Home Health Care News | By Patrick Filbin

The home health industry should keep its collective eye on the U.S. Department of Health & Human Services Office of the Inspector General’s (HHS-OIG) recent audits on the hospice industry, because it soon could be next.
 
As the home health space continues to grow, federal oversight and the scrutiny attached to the industry have grown with it.
 
Experts at Husch Blackwell have followed this trend through the hospice industry, and have gleaned knowledge from that.
 
“As we have been following and reporting on those hospice audits, the OIG has been looking at the home health space as well,” Bryan Nowicki said this week on a podcast episode of Hospice Insights. “They’re very similar in overall structure with what we have been working on with hospice. They’re looking for certain kinds of errors that they’ve identified as being recurring or ‘top of mind’ in the home health field.”
 
When the OIG first began its hospice audits in 2021, the office was looking for things like whether beneficiaries met the definition of being confined to a home; whether they were truly in need of skilled services; whether the OASIS information was being submitted in a timely fashion; and whether services were properly documented.
 
Those were the four priorities being reviewed by the OIG, Nowicki said.

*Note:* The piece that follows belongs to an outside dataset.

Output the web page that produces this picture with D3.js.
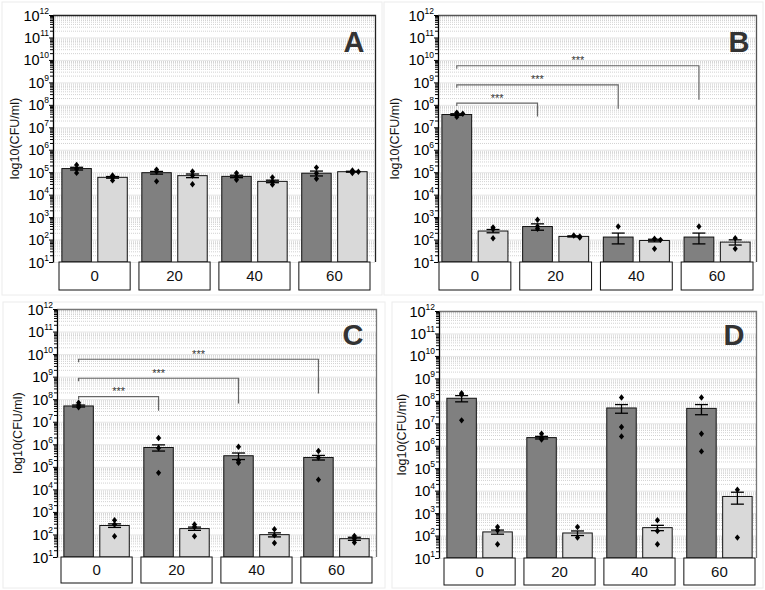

Now the OIG is cranking up those efforts and focus areas, this time for home health agencies.
 
“Frankly, those are pretty recurring issues in home health,” Nowicki said. “We would expect more of the same, but [the audit process] is going to be guided by what they actually find. Audits are happening now and the OIG’s goal is to begin issuing final audit reports and publishing them on their website in 2023.”
 
Unlike many audits, results from the OIG audits are made public, which creates even more anxiety from the industry, according to Husch Blackwell attorney Meg Pekarske.